Il presidente della Commissione Esteri della Camera: fra Russia e Ucraina tensione alle stelle, l’integrità territoriale di Kiev non può essere toccata ma serve una soluzione diplomatica. Draghi? Giusto l’approccio pragmatico verso Mosca. Sputnik? Solo se approvato dall’Ema
Bastone e carota, “in diplomazia funziona così”. Piero Fassino, presidente della Commissione Esteri della Camera, deputato e volto storico del Pd, osserva preoccupato l’escalation militare russa al confine con l’Ucraina. Questo venerdì, in un’intervista a Repubblica, il presidente Vladimir Zelensky ha chiesto aiuto anche all’Italia di Mario Draghi.
Fassino, cosa si può fare?
Riattivare il formato Normandia patrocinato da Merkel e Macron. L’integrità territoriale dell’Ucraina non può essere messa in discussione ma bisogna trovare una soluzione politica che può essere fondata solo su un negoziato tra le parti.
Quale?
L’idea di una separazione o scissione dei territori dell’Ucraina orientale non è accettabile, né per l’Ue né per l’Italia. I confini definiti dalla comunità internazionale devono essere rispettati. Dentro l’attuale sovranità ucraina ci possono essere forme di autonomia, anche larga, riconosciute dal governo ucraino. Come in Tirolo in Italia, o nei Paesi Baschi in Spagna.
Da sette anni c’è una regione, la Crimea, occupata militarmente.
Questa è la parte più delicata della vicenda. La Russia rivendica la storica appartenenza della Crimea alla sua sfera di influenza, gli ucraini il loro accesso al Mar Nero. Solo un negoziato può individuare una via d’uscita.
Mosca sta muovendo migliaia di militari al confine ucraino. L’Ue e l’Italia non dovrebbero condannare più chiaramente l’escalation?
Più che condannare la politica ha il dovere di impedire conflitti e costruire soluzioni. E in questo casoè necessario inviare un warning a Mosca: fermatevi, non accetteremo che si usi la forza militare in alcun modo. Questo lo si deve fare e con fermezza.
L’Ucraina chiede di entrare nella Nato. Ci sono gli estremi?
Anche qui, serve un approccio realista, che tenga conto della storia. La Russia ha da sempre una ambizione: essere considerata una potenza. Putin ha dichiarato più volte di ispirarsi a Pietro il grande. Ma anche una sindrome: l’accerchiamento. Ogni volta che la Nato si è spinta vicino, ha reagito duramente. Il nostro approccio deve essere duplice: non subire veti e al tempo stesso liberare Mosca dalla paura di essere accerchiata.
Come se ne esce?
Con la diplomazia. Quando l’Ue e la Nato decisero di allargarsi all’Europa centrale e ai baltici, la Russia mostro da subito la sua ostilità. Non accettammo quel veto, ma all’adesione dei Paesi dell’Est a Nato e Ue affiancammo il primo accordo di partenariato fra Ue e Russia. A dimostrazione che l’allargamento delle istituzioni euro-atlantiche non era concepito per minacciare la Russia.
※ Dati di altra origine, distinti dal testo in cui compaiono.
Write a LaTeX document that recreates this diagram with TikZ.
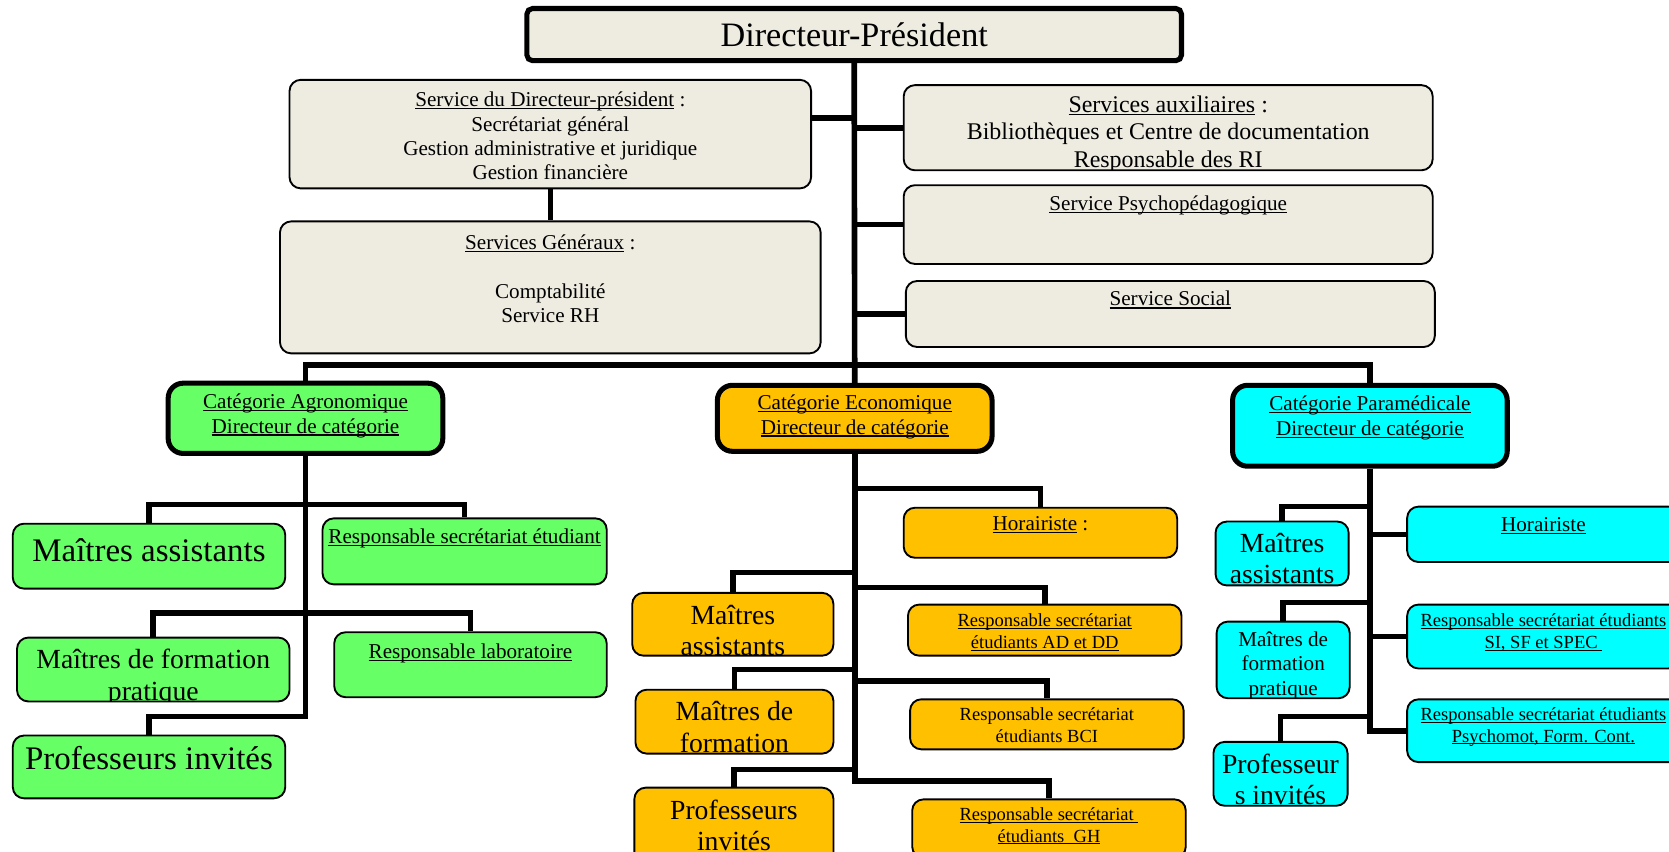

Il governo Draghi ha mostrato un approccio pragmatico. Ma ha anche tuonato contro il caso dello spionaggio russo a Roma. È la giusta direzione?
Ai casi di spionaggio si reagisce in un solo modo: espellendo chi lo organizza. Non è accettabile per nessun Paese subire un’operazione di spionaggio ai danni delle forze armate nazionali e dei propri alleati.
Le sanzioni americane segnalano una nuova escalation nei rapporti. È finito il tempo dei pontieri?
Biden ha imposto le sanzioni, è vero. Ma ha anche proposto a Putin un incontro per riprendere un confronto sui nodi aperti. In diplomazia il bastone e la carota convivono sempre. Le sanzioni sono uno strumento, mai il fine che è la costruzione di soluzioni e accordi.
Chiudiamo sui vaccini. In Italia si è aperto un dibattito sul russo Sputnik V. Anche il Pd sembra diviso.
Ho un approccio molto semplice: sto dalla parte della scienza. Se il vaccino Sputnik è approvato dall’Ema, non vedo alcun problema. Se così non fosse, in nome della tutela della salute dei cittadini, non bisognerebbe distribuirlo.
Quindi non esiste una geopolitica dei vaccini?
Esiste eccome. E l’Ue sembra non essersene accorta. Altrimenti non si spiega perché da una parte si prospetta ai Paesi Balcanici la loro integrazione nell’Unione Europea e però nello stesso tempo non li si include nello spazio europeo di distribuzione dei vaccini. Così in Serbia o in Montenegro arrivano carichi di vaccini russi o cinesi. Non c’è da sorprendersi poi se i vuoti geopolitici dell’Europa vengono riempiti da altri.